▸ What the exercise asks:
Skip the pictures. Set down, word for word, the lines from the start of the material up to and including the line with "W, H = 1086 - OFF, 485 - OFF".

▸ Data extract:
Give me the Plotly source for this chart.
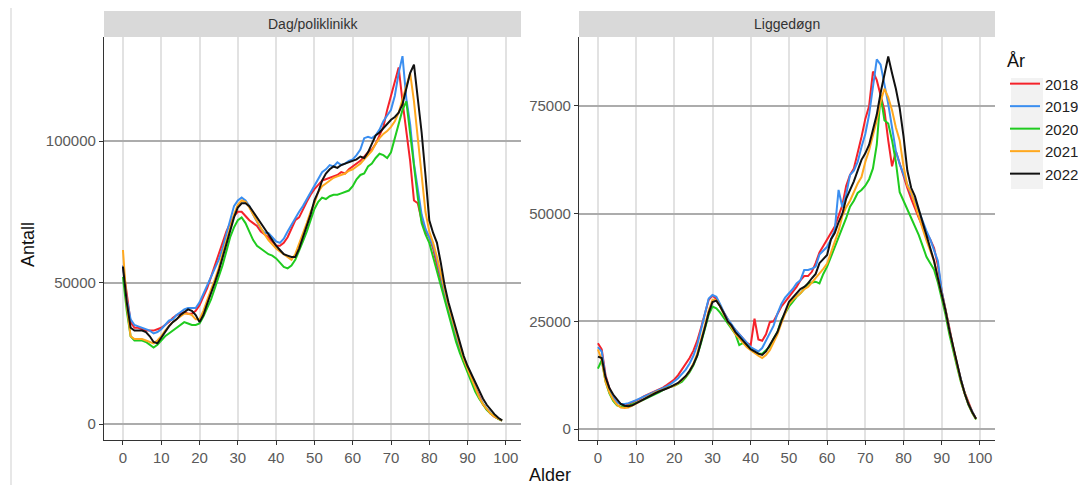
import plotly.graph_objects as go

# The page body has an 8px margin; the figure is sized to fill the rest of the window.
OFF = 8
W, H = 1086 - OFF, 485 - OFF

ages = list(range(100))
years = ["2018", "2019", "2020", "2021", "2022"]
colors = {"2018": "#F5222A", "2019": "#3A8EF0", "2020": "#1FCB1F", "2021": "#FFA81E", "2022": "#111111"}
panels = ["Dag/poliklinikk", "Liggedøgn"]

# Dag/poliklinikk (values in thousands)
dag_2018 = [56, 45, 36, 34, 34, 33.5, 33, 33, 33, 33.5,
            34, 35, 36, 37.5, 38.5, 39, 39.5, 39, 39, 40,
            42, 45, 48, 52, 56, 60, 64, 68, 71, 73.5,
            75, 75, 73.5, 72, 71, 70, 68, 67, 66, 64.5,
            63, 63, 64, 66, 69, 72, 73, 76, 78.5, 81,
            83, 84.5, 86, 86.5, 87, 87.5, 88, 89, 88.5, 90,
            91, 92, 93, 94.5, 96, 97, 99, 102, 105, 111,
            116, 121, 126, 114, 104, 93, 79, 78, 72, 68,
            66, 62, 56, 51, 46, 40, 35, 30, 26, 22,
            19, 15.5, 12.5, 9.5, 7, 5.2, 3.7, 2.6, 1.8, 1.2]
dag_2019 = [56, 44, 37, 35, 34.5, 34, 33.5, 33, 32, 32.5,
            33.5, 35, 36.5, 37, 38.5, 39.5, 40.5, 41, 41, 41,
            43, 46, 49, 52, 55, 58, 62, 67, 72, 77,
            79, 80, 79, 77, 74, 71.5, 69, 67.5, 67.5, 66,
            64.5, 64, 65.5, 68, 70.5, 73, 75, 77, 79.5, 82,
            84.5, 87, 89, 90, 91.5, 91, 92.5, 91.5, 92, 93,
            93.5, 95, 97, 101, 101.5, 101, 102, 104, 107, 109,
            111, 116, 124, 130, 115, 106, 92, 83, 74, 69,
            66, 63, 58, 52, 47, 41, 36, 31, 27, 23,
            19.5, 16, 12.5, 9.5, 7.2, 5.3, 3.8, 2.7, 1.8, 1.2]
dag_2020 = [52, 40, 31, 29.5, 29.5, 29.5, 29, 28, 27, 28,
            29.5, 31, 32, 33, 34, 35, 36, 35.5, 35, 35,
            35.5, 38, 41, 44, 48, 52, 56, 61, 66, 69.5,
            72, 73, 71, 68, 65, 63, 62, 61, 60, 59.5,
            58.5, 57, 55.5, 55, 56, 58, 61, 64.5, 68, 72,
            76, 78.5, 80, 79.5, 80.5, 81, 81, 81.5, 82, 82.5,
            84, 86.5, 88, 88.5, 91, 92, 94, 95.5, 95, 94,
            96, 101, 106, 111, 114, 103, 90, 80, 71, 67,
            64, 59, 53, 48, 43, 38, 33, 29, 25, 21.5,
            18, 14.5, 11.5, 9, 7, 5, 3.7, 2.6, 1.8, 1.2]
dag_2021 = [61.5, 42, 31, 30, 30, 30, 29.5, 29, 28.5, 29.5,
            31, 33, 34.5, 36, 37, 38, 39, 39, 38.5, 37,
            37, 40, 44, 47.5, 51, 55, 60, 65, 70, 74,
            77.5, 79, 78.5, 76.5, 74, 71.5, 69, 67, 65, 63.5,
            62, 61, 60, 59, 58, 60, 63.5, 67, 71, 75,
            78, 82, 84, 85, 86, 87, 87.5, 88, 88.5, 89.5,
            90, 91, 92, 93.5, 95, 96.5, 99, 101, 102.5, 103.5,
            105, 107, 110, 115, 120, 124, 114, 101, 88, 75,
            68, 64, 59, 53, 47, 42, 37, 32, 27, 23,
            19.5, 16, 12.5, 9.5, 7, 5.2, 3.7, 2.6, 1.8, 1.2]
dag_2022 = [55.6, 43, 34, 33, 33, 33, 32.5, 31, 29, 28.5,
            30.5, 32.5, 34.5, 36, 37, 38.5, 39.5, 40.5, 40, 38.5,
            36, 38.5, 42.5, 46, 50, 54, 59, 64, 69, 73,
            76.5, 78, 78, 77, 75, 73, 71, 69, 67, 65,
            63, 61.5, 60, 59.5, 59, 59, 62, 66, 70, 74,
            79, 82, 86, 88.5, 90, 91, 90.5, 91.5, 92, 92.5,
            93, 93.5, 94.5, 94, 96, 99, 102, 103, 104.5, 106,
            107.5, 108.5, 110, 113, 118, 124, 127, 116, 103, 88,
            72, 67.5, 64, 57, 49, 43, 38, 33, 28, 24,
            20.5, 17.5, 14.5, 11.5, 9, 6.8, 5, 3.5, 2.2, 1.3]

# Liggedøgn (values in thousands)
lig_2018 = [19.9, 18.5, 12.5, 9.5, 7.5, 6.2, 5.8, 5.6, 5.8, 6.2,
            6.6, 7.0, 7.6, 8.0, 8.4, 8.8, 9.2, 9.6, 10.2, 10.8,
            11.5, 12.5, 13.8, 15, 16.5, 18.2, 20.5, 23.5, 27, 30,
            31, 30.2, 28.5, 27, 25.5, 24, 23, 22, 21, 20,
            19.5, 25.6, 20.8, 20.5, 22, 24.8, 25, 26.8, 28.4, 29.5,
            30.7, 31.8, 33, 34.5, 35.5, 35.5, 36.5, 38.5, 41, 42.5,
            44, 45.5, 47, 49.5, 52, 56.5, 59, 60.5, 64, 67.8,
            72, 75, 83, 81, 77.5, 74, 67, 61, 64.5, 61.5,
            59, 56, 53.5, 51, 49, 47, 45.5, 44, 42, 38,
            32, 28, 23.5, 19, 15, 11.5, 8.5, 6, 4, 2.3]
lig_2019 = [19, 18, 12, 9.3, 7.3, 6.2, 5.8, 5.8, 6.0, 6.3,
            6.7, 7.1, 7.5, 7.9, 8.3, 8.6, 9.0, 9.4, 9.9, 10.4,
            11, 11.8, 12.8, 13.8, 15.2, 17, 19.5, 23, 27, 30.3,
            31.1, 30.7, 29, 27, 25.5, 24.2, 23, 22, 21, 20,
            19, 18.5, 18, 18.8, 20.5, 22.5, 24, 26.8, 29, 30.5,
            31.5, 32.5, 33.8, 34.5, 36.9, 36.9, 37.2, 37.7, 40.5, 41.5,
            42.3, 44, 46.2, 55.5, 51.5, 54.5, 59, 60, 62, 65.5,
            68.5, 73, 80, 85.8, 84.6, 80.2, 75.5, 70, 64.5, 61.5,
            59, 56.5, 54.5, 53, 50.5, 48, 46, 44, 41.5, 39,
            32, 27.5, 23, 18.8, 15, 11.5, 8.3, 5.8, 3.9, 2.3]
lig_2020 = [14, 16, 11, 8.3, 6.5, 5.5, 5.2, 5.2, 5.4, 5.7,
            6.0, 6.4, 6.8, 7.2, 7.6, 8.0, 8.5, 9.0, 9.5, 9.8,
            10.0, 10.5, 11.0, 12, 13.2, 14.8, 17, 20, 23.5, 26.5,
            28.4, 28, 27, 25.7, 24.5, 23.4, 22, 19.5, 20, 19.5,
            18.5, 17.8, 17.5, 17.5, 18.3, 19.1, 21, 22.5, 25.3, 27,
            28.4, 29.5, 30.7, 31.5, 32.5, 33.8, 34, 34.2, 33.8, 36,
            37.7, 40, 42.3, 44.5, 46.5, 49, 51.6, 53, 54.8, 55.5,
            56.5, 58, 60.5, 66, 77.5, 71.7, 70.9, 67, 62, 55,
            53, 51, 49, 47, 45, 42.5, 40, 38.5, 37, 34,
            30.5, 26.5, 22, 18, 14.5, 11, 8, 5.6, 3.7, 2.2]
lig_2021 = [18.5, 16, 11, 8.5, 6.8, 5.6, 5.0, 4.9, 5.0, 5.4,
            5.9, 6.4, 7.0, 7.5, 8.0, 8.5, 8.8, 9.1, 9.4, 9.7,
            10.1, 10.6, 11.4, 12.2, 13.5, 15.2, 17.5, 20.5, 24, 27.5,
            30, 29.9, 28.5, 26.5, 25, 23.5, 22, 21, 20, 19,
            18.3, 17.6, 17, 16.5, 17.2, 18.3, 20, 22, 24.5, 27,
            29, 30, 30.7, 31.5, 32.5, 33, 34, 35, 36, 37.2,
            38.4, 41, 43.5, 46, 49.5, 51.5, 53, 55, 57, 58.5,
            62, 64.7, 68, 71.7, 76, 79, 77, 74, 70, 67,
            61, 56.5, 55, 52, 49.5, 46.5, 43.8, 41.5, 39, 35,
            31.5, 27.5, 23, 18.8, 15, 11.3, 8.2, 5.8, 3.8, 2.3]
lig_2022 = [16.8, 16.5, 12, 9.5, 8, 6.8, 5.8, 5.4, 5.3, 5.5,
            6.0, 6.5, 7.0, 7.5, 8.0, 8.3, 8.7, 9.0, 9.4, 9.8,
            10.2, 10.7, 11.5, 12.3, 13.5, 15, 17, 20, 23.5, 27,
            29.5, 29.8, 28.5, 26.8, 25, 24, 22.5, 21.5, 20.5, 19.5,
            18.5, 18, 17.5, 17.2, 18, 19.5, 21, 22.5, 25, 27.5,
            29.5, 30.5, 31.5, 32.5, 33, 33.8, 35, 36, 38.5, 39.5,
            40.4, 44, 45.5, 48, 50, 53.5, 55.5, 57.5, 60, 62.5,
            64, 66, 69.5, 73, 78, 82, 86.5, 82.6, 79, 74.5,
            68, 60, 56, 54, 51, 48, 45.5, 42.5, 39, 35,
            31.5, 27.5, 23, 19, 15, 11.5, 8.3, 5.8, 3.9, 2.4]

dag = {"2018": dag_2018, "2019": dag_2019, "2020": dag_2020, "2021": dag_2021, "2022": dag_2022}
lig = {"2018": lig_2018, "2019": lig_2019, "2020": lig_2020, "2021": lig_2021, "2022": lig_2022}

x_ticks = list(range(0, 101, 10))
y_ticks_dag = [0, 50000, 100000]
y_ticks_lig = [0, 25000, 50000, 75000]


def px(x):
    """page x pixel -> paper fraction"""
    return (x - OFF) / W


def py(y):
    """page y pixel -> paper fraction"""
    return 1 - (y - OFF) / H


fig = go.Figure()
for yr in years:
    fig.add_trace(go.Scatter(x=ages, y=[v * 1000 for v in dag[yr]], mode="lines", name=yr,
                             line=dict(color=colors[yr], width=2), xaxis="x", yaxis="y",
                             legendgroup=yr, showlegend=True))
for yr in years:
    fig.add_trace(go.Scatter(x=ages, y=[v * 1000 for v in lig[yr]], mode="lines", name=yr,
                             line=dict(color=colors[yr], width=2), xaxis="x2", yaxis="y2",
                             legendgroup=yr, showlegend=False))

FONT = "Liberation Sans, Arial, sans-serif"
tickfont = dict(family=FONT, size=15, color="#5a5a5a")

common_x = dict(range=[-4.95, 103.95], tickvals=x_ticks, ticks="outside", ticklen=4, tickwidth=1.2,
                tickcolor="#333333", showline=True, linecolor="#333333", linewidth=1.2,
                showgrid=True, gridcolor="#e2e2e2", gridwidth=1.5, zeroline=False, tickfont=tickfont)
common_y = dict(ticks="outside", ticklen=4, tickwidth=1.2, tickcolor="#333333", showline=True,
                linecolor="#333333", linewidth=1.2, showgrid=True, gridcolor="#acacac", gridwidth=1.5,
                zeroline=False, tickfont=tickfont)

ydom = [py(440), py(37)]
fig.update_layout(
    width=W, height=H,
    margin=dict(l=0, r=0, t=0, b=0),
    paper_bgcolor="white", plot_bgcolor="white",
    font=dict(family=FONT),
    xaxis=dict(domain=[px(104), px(521)], anchor="y", **common_x),
    yaxis=dict(domain=ydom, anchor="x", range=[-5650, 136750], tickvals=y_ticks_dag,
               ticktext=[str(v) for v in y_ticks_dag], **common_y),
    xaxis2=dict(domain=[px(579), px(995)], anchor="y2", **common_x),
    yaxis2=dict(domain=ydom, anchor="x2", range=[-2554, 91015], tickvals=y_ticks_lig,
                ticktext=[str(v) for v in y_ticks_lig], **common_y),
    legend=dict(x=px(1005), y=py(44), xanchor="left", yanchor="top",
                title=dict(text="År", font=dict(family=FONT, size=18, color="#111111")),
                font=dict(family=FONT, size=15, color="#222222"), bgcolor="rgba(0,0,0,0)",
                tracegroupgap=0, itemwidth=30),
    showlegend=True,
)

shapes = [
    dict(type="rect", xref="paper", yref="paper", x0=px(104), x1=px(521), y0=py(37), y1=py(11),
         fillcolor="#d9d9d9", line=dict(width=0), layer="below"),
    dict(type="rect", xref="paper", yref="paper", x0=px(579), x1=px(995), y0=py(37), y1=py(11),
         fillcolor="#d9d9d9", line=dict(width=0), layer="below"),
    dict(type="rect", xref="paper", yref="paper", x0=px(1011), x1=px(1043), y0=py(189), y1=py(78),
         fillcolor="#f2f2f2", line=dict(width=0), layer="below"),
    dict(type="line", xref="paper", yref="paper", x0=px(11), x1=px(11), y0=0, y1=1,
         line=dict(color="#cfcfcf", width=1)),
]
fig.update_layout(shapes=shapes)

annotations = [
    dict(text=panels[0], x=px(312.5), y=py(24), xref="paper", yref="paper", showarrow=False,
         xanchor="center", yanchor="middle",
         font=dict(family=FONT, size=14, color="#333333")),
    dict(text=panels[1], x=px(787), y=py(24), xref="paper", yref="paper", showarrow=False,
         xanchor="center", yanchor="middle",
         font=dict(family=FONT, size=14, color="#333333")),
    dict(text="Antall", x=px(28), y=py(245), xref="paper", yref="paper", showarrow=False, textangle=-90,
         xanchor="center", yanchor="middle",
         font=dict(family=FONT, size=18, color="#111111")),
    dict(text="Alder", x=px(550), y=py(475), xref="paper", yref="paper", showarrow=False,
         xanchor="center", yanchor="middle",
         font=dict(family=FONT, size=18, color="#111111")),
]
fig.update_layout(annotations=annotations)

fig.write_html("out.html")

▸ Answer to this exercise:
Give me the Plotly source for this chart.
import plotly.graph_objects as go

# The page body has an 8px margin; the figure is sized to fill the rest of the window.
OFF = 8
W, H = 1086 - OFF, 485 - OFF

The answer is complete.